Another acoustic mode which has been observed in pre-mixed combustors is the fundamental transverse radial standing wave resonance, as shown in FIG. 5. Radial wave structures produce maximum pressure fluctuations at the center and outside diameter of combustion chamber 26, with a pressure node 462 of zero fluctuation at an intermediate radius. In one embodiment of the instant invention combustor 410 is configured such that the reaction zone 424 is concentrated at a toroidal shape centered about nodal circle 462. Because the pressure fluctuations are reduced with respect to flame structures 424, Rayleigh's criteria is minimized and coupling between the pressure wave and the combustion wave is reduced. If toroidal reaction zones 424 are also positioned to correspond to longitudinal pressure node 62, then each acoustic mode can be suppressed. Accordingly, flame 424 is both radially and longitudinally distributed for the suppression of these two nodes.

While only certain features of the invention have been illustrated and described herein, many modifications and changes will occur to those skilled in the art. It is, therefore, to be understood that the appended claims are intended to cover all such modifications and changes as fall within the true spirit of the invention.

Claims

1. A combustor comprising:

an outer combustor casing defining a plurality of circumferentially adjoining combustion chambers, each combustion chamber comprising a dome at an upstream end and an outlet at a downstream end;

a plurality of pre-mixers joined to said combustor dome of each respective combustion chamber, said pre-mixers comprising a duct having an inlet at one end for receiving compressed air, an outlet at an opposite end disposed in flow communication with said combustion chamber and a swirler disposed in said duct adjacent said duct inlet for swirling air channeled therethrough; and

a plurality of fuel injectors for injecting fuel into said pre-mixer ducts and for mixing with said air in said ducts for flow into said combustion chamber to generate combustion flames at said duct outlets;

wherein a portion of said pre-mixers comprise an altered flameholding capability so as to distribute said resulting combustion flames from said respective portion of said pre-mixers axially downstream with respect to a portion of non-altered pre-mixers to reduce the dynamic pressure amplitude of said combustion flames;

wherein said pre-mixers comprising an altered flameholding capability comprise at least one orifice for directing high velocity air to impinge upon said combustion flames so as to lift said respective combustion flames from said dome end and shift said combustion flames axially downstream.

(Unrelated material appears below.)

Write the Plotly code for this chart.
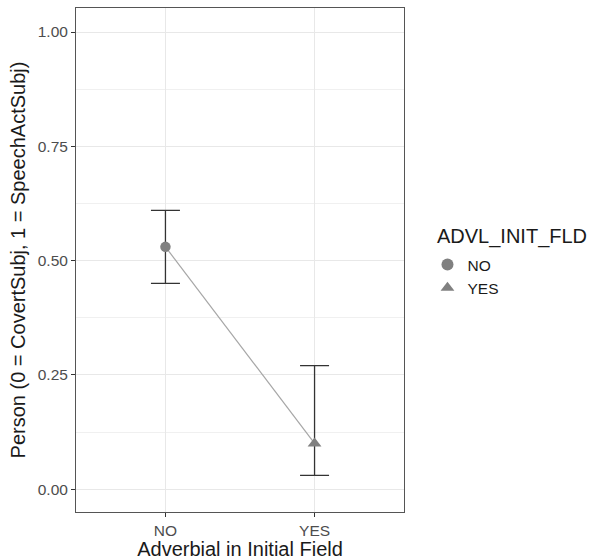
import plotly.graph_objects as go

categories = ["NO", "YES"]
means = [0.53, 0.10]
upper = [0.61, 0.27]
lower = [0.45, 0.03]
symbols = ["circle", "triangle-up"]
y_ticks = [0.0, 0.25, 0.5, 0.75, 1.0]
y_ticklabels = ["0.00", "0.25", "0.50", "0.75", "1.00"]
legend_title = "ADVL_INIT_FLD"

xpos = [i + 1 for i in range(len(categories))]

fig = go.Figure()
# connecting line
fig.add_trace(go.Scatter(x=xpos, y=means, mode="lines",
                         line=dict(color="#a6a6a6", width=1.2),
                         showlegend=False, hoverinfo="skip"))
for i, cat in enumerate(categories):
    fig.add_trace(go.Scatter(
        x=[xpos[i]], y=[means[i]], mode="markers", name=cat,
        marker=dict(symbol=symbols[i], size=10.5 if i == 0 else 12, color="#808080"),
        error_y=dict(type="data", symmetric=False,
                     array=[upper[i] - means[i]],
                     arrayminus=[means[i] - lower[i]],
                     color="#333333", thickness=1.3, width=14.5),
    ))

font_family = "Liberation Sans, Arial, sans-serif"
fig.update_layout(
    width=591, height=560,
    margin=dict(l=76, r=187, t=8, b=48, autoexpand=False),
    plot_bgcolor="white", paper_bgcolor="white",
    font=dict(family=font_family, color="#1a1a1a"),
    legend=dict(
        x=1.0716, xanchor="left", y=0.524, yanchor="top",
        font=dict(size=15.5, color="#1a1a1a"),
        tracegroupgap=0, itemsizing="constant",
    ),
    annotations=[dict(
        text=legend_title, xref="paper", yref="paper",
        x=(435 - 76) / 328, y=(511.7 - 236.7) / 503.4,
        xanchor="left", yanchor="middle", showarrow=False,
        font=dict(size=20, color="#1a1a1a"),
    )],
    xaxis=dict(
        range=[0.4, 2.6], tickmode="array", tickvals=xpos, ticktext=categories,
        showgrid=True, gridcolor="#e8e8e8", gridwidth=1.2,
        ticks="outside", ticklen=4, tickcolor="#333333",
        tickfont=dict(size=15.5, color="#4d4d4d"),
        title=dict(text="Adverbial in Initial Field", font=dict(size=20, color="#1a1a1a"), standoff=2),
        showline=True, linecolor="#555555", linewidth=1, mirror=True, zeroline=False,
        automargin=False,
    ),
    yaxis=dict(
        range=[-0.05, 1.0525], tickmode="array", tickvals=y_ticks, ticktext=y_ticklabels,
        showgrid=True, gridcolor="#e8e8e8", gridwidth=1.2,
        minor=dict(tickvals=[0.125, 0.375, 0.625, 0.875], showgrid=True, gridcolor="#f0f0f0", gridwidth=0.8, ticks=""),
        ticks="outside", ticklen=4, tickcolor="#333333",
        tickfont=dict(size=15.5, color="#4d4d4d"),
        title=dict(text="Person (0 = CovertSubj, 1 = SpeechActSubj)", font=dict(size=20, color="#1a1a1a"), standoff=6),
        showline=True, linecolor="#555555", linewidth=1, mirror=True, zeroline=False,
        automargin=False,
    ),
)

fig.write_html("out.html")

2. A combustor, in accordance with claim 1, wherein the velocity of said high velocity air is great enough to overcome the flame propagation speed.

3. A combustor, in accordance with claim 1, wherein said high velocity air is supplied directly to said respective orifices from a high-pressure air source.

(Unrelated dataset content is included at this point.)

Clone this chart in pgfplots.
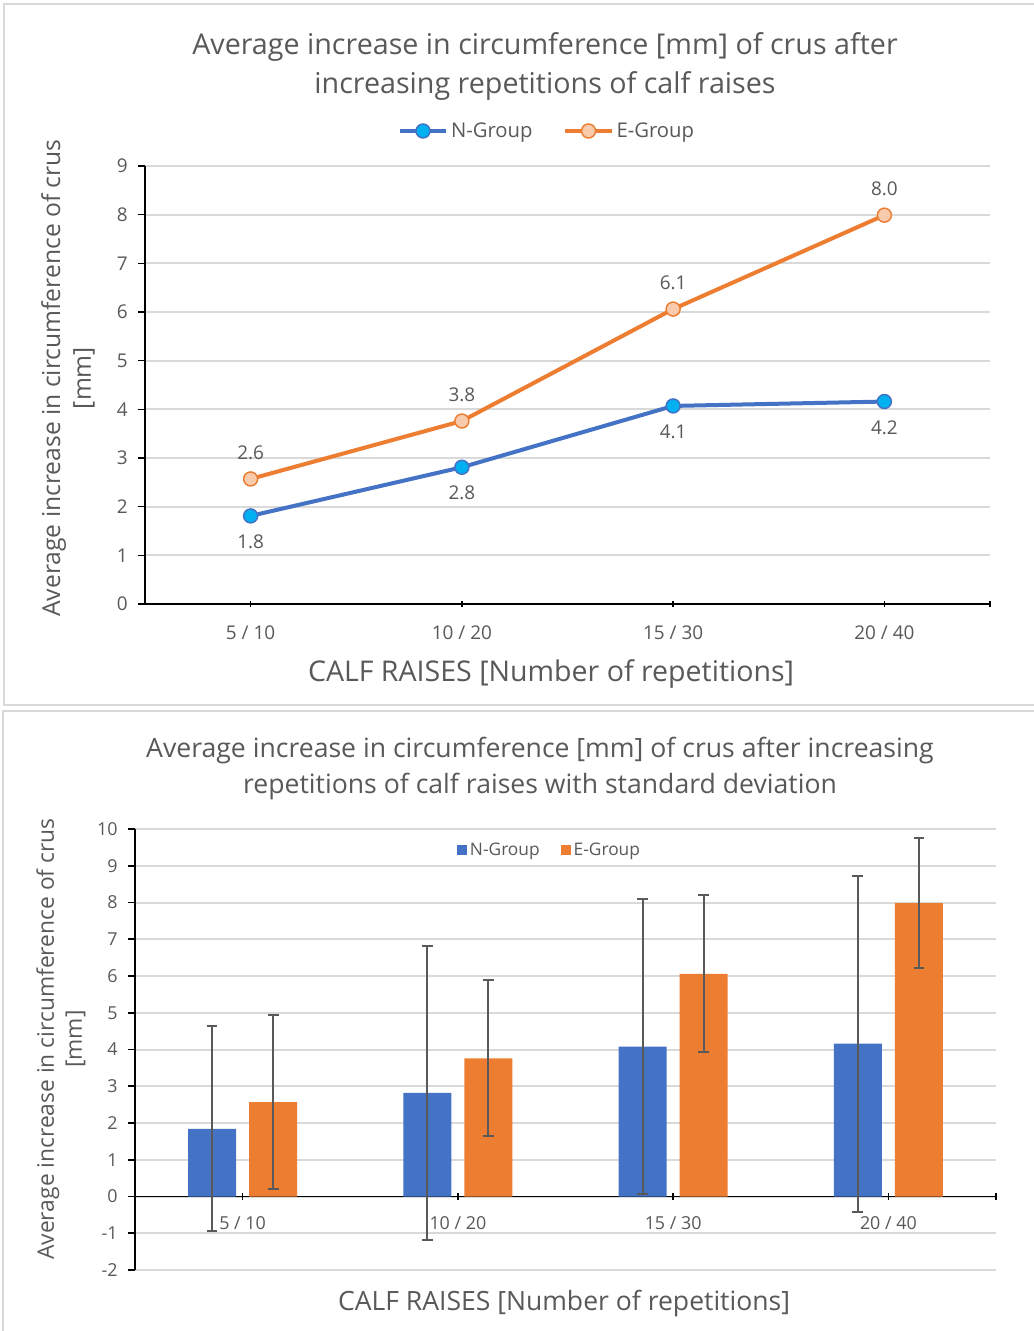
\documentclass[border=0pt]{standalone}
\usepackage{pgfplots}
\pgfplotsset{compat=1.18}
\usepackage{fontspec}
\setmainfont{Open Sans}

\definecolor{txt}{HTML}{595959}
\definecolor{gridc}{HTML}{D9D9D9}
\definecolor{framec}{HTML}{D9D9D9}
\definecolor{nblue}{HTML}{4472C4}
\definecolor{eorange}{HTML}{ED7D31}
\definecolor{ncyan}{HTML}{00B0F0}
\definecolor{epeach}{HTML}{F8CBAD}
\definecolor{ebar}{HTML}{595959}

\pgfplotsset{
  sdbar/.style={forget plot, draw=none, mark=none,
    error bars/.cd, y dir=both, y explicit,
    error bar style={draw=ebar, line width=1.5pt},
    error mark options={rotate=90, mark size=4pt, line width=1.5pt, draw=ebar}},
}

\begin{document}
\begin{tikzpicture}[x=0.75pt,y=-0.75pt]
\path[use as bounding box] (0,0) rectangle (1033,1331);
\fill[white] (0,0) rectangle (1033,1331);
% panel frames
\draw[framec, line width=1.5pt] (4,4) rectangle (1050,705);
\draw[framec, line width=1.5pt] (3,711) rectangle (1050,1345);

% titles
\node[align=center, text=txt, font=\fontsize{21.5}{29}\selectfont] at (545,66.5)
  {Average increase in circumference [mm] of crus after\\increasing repetitions of calf raises};
\node[align=center, text=txt, font=\fontsize{19.95}{27}\selectfont] at (540,769)
  {Average increase in circumference [mm] of crus after increasing\\repetitions of calf raises with standard deviation};

% axis titles
\node[text=txt, font=\fontsize{21.4}{26}\selectfont] at (551,674) {CALF RAISES [Number of repetitions]};
\node[text=txt, font=\fontsize{19.9}{24}\selectfont] at (564,1304) {CALF RAISES [Number of repetitions]};
\node[rotate=90, align=center, text=txt, font=\fontsize{18.5}{23}\selectfont] at (68,378)
  {Average increase in circumference of crus\\{[mm]}};
\node[rotate=90, align=center, text=txt, font=\fontsize{17.1}{21}\selectfont] at (61,1039)
  {Average increase in circumference of crus\\{[mm]}};

% ---------- line chart ----------
\begin{axis}[
  at={(108.75pt,-453pt)}, anchor=south west,
  scale only axis, width=633.75pt, height=328.5pt,
  xmin=0.5, xmax=4.5, ymin=0, ymax=9,
  axis lines*=left,
  axis line style={black, line width=1.2pt},
  xtick={1,2,3,4}, xticklabels={5 / 10,10 / 20,15 / 30,20 / 40},
  extra x ticks={4.5}, extra x tick labels={},
  ytick={0,1,...,9},
  ymajorgrids, grid style={gridc, line width=1.5pt},
  xtick align=center, ytick align=outside,
  major tick length=5pt,
  tick style={black, line width=1.2pt},
  tick label style={font=\fontsize{14.2}{17}\selectfont, text=txt},
  xticklabel style={yshift=-10.5pt},
  yticklabel style={xshift=-4.5pt},
  /pgf/number format/assume math mode=true,
  legend columns=2,
  legend style={at={(0.476,1.08)}, anchor=center, draw=none, fill=none,
    font=\fontsize{15.2}{18}\selectfont, text=txt, inner sep=0pt,
    /tikz/every even column/.append style={column sep=21pt}},
  legend image code/.code={\draw[mark repeat=2,mark phase=2,#1]
    plot coordinates {(0pt,0pt) (17.5pt,0pt) (35pt,0pt)};},
  nodes near coords={\pgfmathprintnumber[fixed,fixed zerofill,precision=1]{\pgfplotspointmeta}},
  every node near coord/.append style={font=\fontsize{14.2}{17}\selectfont, text=txt, anchor=center},
]
\addplot[color=nblue, line width=3pt, mark=*, mark size=5.25pt,
  mark options={fill=ncyan, draw=nblue, line width=1.1pt},
  every node near coord/.append style={yshift=-19.5pt}]
  coordinates {(1,1.81) (2,2.81) (3,4.07) (4,4.16)};
\addlegendentry{N-Group}
\addplot[color=eorange, line width=3pt, mark=*, mark size=5.25pt,
  mark options={fill=epeach, draw=eorange, line width=1.1pt},
  every node near coord/.append style={yshift=19.5pt}]
  coordinates {(1,2.57) (2,3.76) (3,6.06) (4,7.99)};
\addlegendentry{E-Group}
\end{axis}

% ---------- bar chart with standard deviation ----------
\begin{axis}[
  at={(101.25pt,-952.5pt)}, anchor=south west,
  scale only axis, width=645.75pt, height=330.75pt,
  xmin=0.5, xmax=4.5, ymin=-2, ymax=10,
  axis y line*=left, axis x line*=middle,
  hide obscured x ticks=false, hide obscured y ticks=false,
  axis line style={black, line width=1.2pt},
  xtick={1,2,3,4}, xticklabels={5 / 10,10 / 20,15 / 30,20 / 40},
  extra x ticks={4.5}, extra x tick labels={},
  ytick={-2,-1,...,10},
  ymajorgrids, grid style={gridc, line width=1.5pt},
  xtick align=center, ytick align=outside,
  major tick length=5pt,
  tick style={black, line width=1.2pt},
  tick label style={font=\fontsize{13.4}{16}\selectfont, text=txt},
  xticklabel style={yshift=-9pt},
  yticklabel style={xshift=-4.5pt},
  /pgf/number format/assume math mode=true,
  legend columns=2,
  legend style={at={(0.482,0.952)}, anchor=center, draw=none, fill=none,
    font=\fontsize{13}{16}\selectfont, text=txt, inner sep=0pt,
    /tikz/every even column/.append style={column sep=14pt}},
]
\addplot[ybar, bar width=0.223, bar shift=-0.142, fill=nblue, draw=none,
  legend image code/.code={\fill[nblue] (0pt,-3.75pt) rectangle (7.5pt,3.75pt);}]
  coordinates {(1,1.84) (2,2.82) (3,4.08) (4,4.16)};
\addlegendentry{N-Group}
\addplot[ybar, bar width=0.223, bar shift=0.142, fill=eorange, draw=none,
  legend image code/.code={\fill[eorange] (0pt,-3.75pt) rectangle (7.5pt,3.75pt);}]
  coordinates {(1,2.57) (2,3.76) (3,6.06) (4,7.98)};
\addlegendentry{E-Group}
% standard deviations, at the centres of the bars
\addplot[sdbar] coordinates {(0.858,1.84) +- (0,2.79) (1.858,2.82) +- (0,3.99)
  (2.858,4.08) +- (0,4.01) (3.858,4.16) +- (0,4.57)};
\addplot[sdbar] coordinates {(1.142,2.57) +- (0,2.36) (2.142,3.76) +- (0,2.12)
  (3.142,6.06) +- (0,2.14) (4.142,7.98) +- (0,1.77)};
\end{axis}
\end{tikzpicture}
\end{document}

4. A combustor, in accordance with claim 3, wherein said high velocity air supplied from said high-pressure air source is manipulated so as to tune said combustion chamber for minimum combustion instability.

5. A combustor, in accordance with claim 1, wherein said high velocity air is supplied passively into said respective orifices by providing fluid communication between said respective orifices and a high-pressure region of a turbine engine.

6. A combustor, in accordance with claim 1, wherein said combustion flames are shifted axially downstream so as to be axially positioned proximate a pressure node source to minimize Rayleigh's Criteria.